* START *

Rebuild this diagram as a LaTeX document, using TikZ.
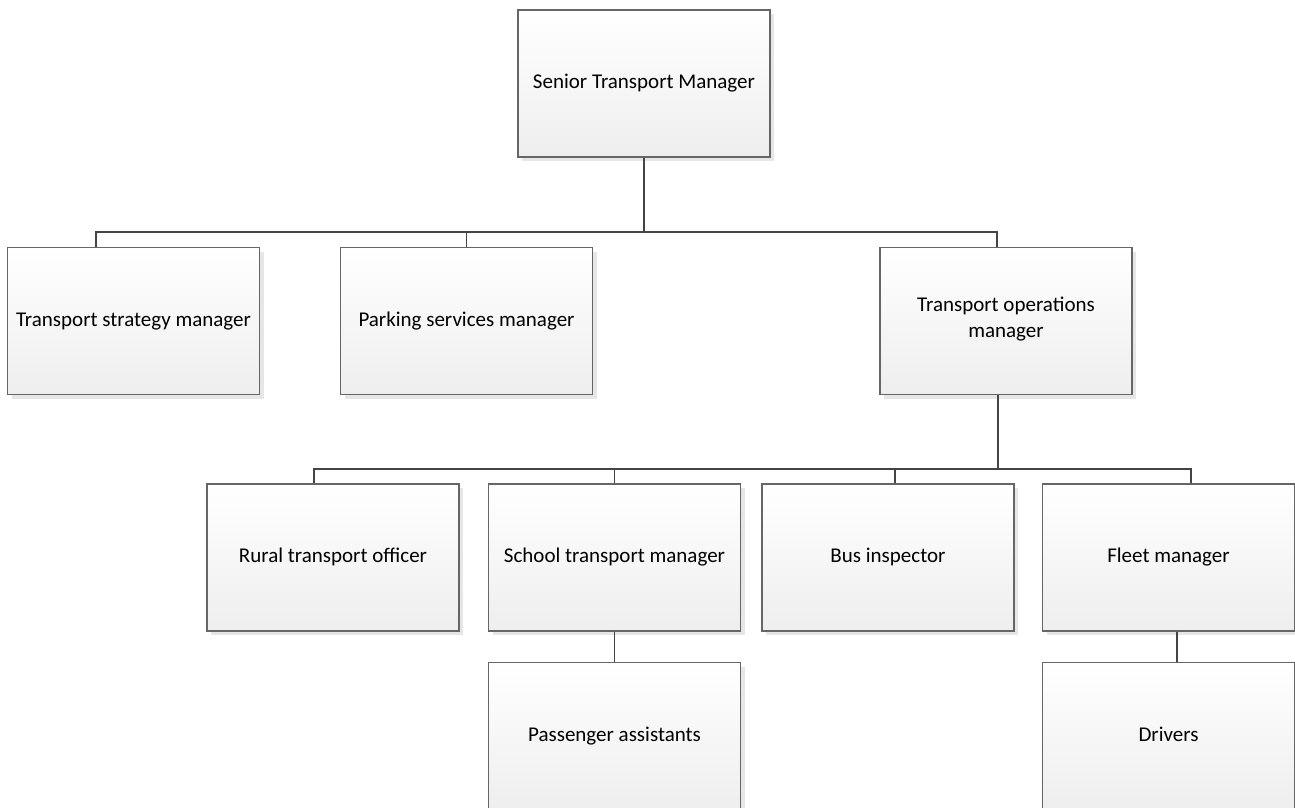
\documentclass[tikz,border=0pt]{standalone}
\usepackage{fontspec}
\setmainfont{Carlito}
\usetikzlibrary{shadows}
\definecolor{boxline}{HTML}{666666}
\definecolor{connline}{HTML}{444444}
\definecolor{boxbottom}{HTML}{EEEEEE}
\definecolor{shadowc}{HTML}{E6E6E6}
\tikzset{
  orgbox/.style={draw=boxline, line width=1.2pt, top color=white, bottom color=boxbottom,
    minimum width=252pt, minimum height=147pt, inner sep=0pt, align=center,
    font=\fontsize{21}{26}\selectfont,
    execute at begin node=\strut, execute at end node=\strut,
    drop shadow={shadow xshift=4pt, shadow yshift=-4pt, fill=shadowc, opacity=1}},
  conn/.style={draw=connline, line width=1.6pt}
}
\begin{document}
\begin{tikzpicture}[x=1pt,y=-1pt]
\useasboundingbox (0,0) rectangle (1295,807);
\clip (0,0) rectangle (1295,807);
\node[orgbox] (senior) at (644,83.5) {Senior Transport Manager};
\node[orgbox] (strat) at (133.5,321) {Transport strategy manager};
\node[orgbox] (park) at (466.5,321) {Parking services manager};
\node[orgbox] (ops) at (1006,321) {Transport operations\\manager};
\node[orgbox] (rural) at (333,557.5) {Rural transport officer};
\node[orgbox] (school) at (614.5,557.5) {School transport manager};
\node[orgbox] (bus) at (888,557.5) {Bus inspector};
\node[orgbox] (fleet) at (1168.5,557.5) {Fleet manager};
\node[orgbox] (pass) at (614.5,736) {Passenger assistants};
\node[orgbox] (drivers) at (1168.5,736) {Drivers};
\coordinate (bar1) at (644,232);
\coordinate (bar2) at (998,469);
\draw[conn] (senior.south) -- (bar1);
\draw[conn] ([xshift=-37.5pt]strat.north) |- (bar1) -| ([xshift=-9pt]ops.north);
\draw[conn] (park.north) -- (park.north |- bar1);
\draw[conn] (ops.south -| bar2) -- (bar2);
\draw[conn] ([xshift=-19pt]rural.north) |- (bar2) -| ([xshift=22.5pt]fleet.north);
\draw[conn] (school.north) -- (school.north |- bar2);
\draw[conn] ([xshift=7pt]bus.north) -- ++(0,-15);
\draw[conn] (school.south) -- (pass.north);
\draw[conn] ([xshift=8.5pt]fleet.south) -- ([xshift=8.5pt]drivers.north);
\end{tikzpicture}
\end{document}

* END *

» What is needed
Write out each line again precisely as it appears, skipping every picture.

» Solution to this exercise
Rebuild this diagram as a LaTeX document, using TikZ.
\documentclass[tikz,border=0pt]{standalone}
\usepackage{fontspec}
\setmainfont{Carlito}
\usetikzlibrary{shadows}
\definecolor{boxline}{HTML}{666666}
\definecolor{connline}{HTML}{444444}
\definecolor{boxbottom}{HTML}{EEEEEE}
\definecolor{shadowc}{HTML}{E6E6E6}
\tikzset{
  orgbox/.style={draw=boxline, line width=1.2pt, top color=white, bottom color=boxbottom,
    minimum width=252pt, minimum height=147pt, inner sep=0pt, align=center,
    font=\fontsize{21}{26}\selectfont,
    execute at begin node=\strut, execute at end node=\strut,
    drop shadow={shadow xshift=4pt, shadow yshift=-4pt, fill=shadowc, opacity=1}},
  conn/.style={draw=connline, line width=1.6pt}
}
\begin{document}
\begin{tikzpicture}[x=1pt,y=-1pt]
\useasboundingbox (0,0) rectangle (1295,807);
\clip (0,0) rectangle (1295,807);
\node[orgbox] (senior) at (644,83.5) {Senior Transport Manager};
\node[orgbox] (strat) at (133.5,321) {Transport strategy manager};
\node[orgbox] (park) at (466.5,321) {Parking services manager};
\node[orgbox] (ops) at (1006,321) {Transport operations\\manager};
\node[orgbox] (rural) at (333,557.5) {Rural transport officer};
\node[orgbox] (school) at (614.5,557.5) {School transport manager};
\node[orgbox] (bus) at (888,557.5) {Bus inspector};
\node[orgbox] (fleet) at (1168.5,557.5) {Fleet manager};
\node[orgbox] (pass) at (614.5,736) {Passenger assistants};
\node[orgbox] (drivers) at (1168.5,736) {Drivers};
\coordinate (bar1) at (644,232);
\coordinate (bar2) at (998,469);
\draw[conn] (senior.south) -- (bar1);
\draw[conn] ([xshift=-37.5pt]strat.north) |- (bar1) -| ([xshift=-9pt]ops.north);
\draw[conn] (park.north) -- (park.north |- bar1);
\draw[conn] (ops.south -| bar2) -- (bar2);
\draw[conn] ([xshift=-19pt]rural.north) |- (bar2) -| ([xshift=22.5pt]fleet.north);
\draw[conn] (school.north) -- (school.north |- bar2);
\draw[conn] ([xshift=7pt]bus.north) -- ++(0,-15);
\draw[conn] (school.south) -- (pass.north);
\draw[conn] ([xshift=8.5pt]fleet.south) -- ([xshift=8.5pt]drivers.north);
\end{tikzpicture}
\end{document}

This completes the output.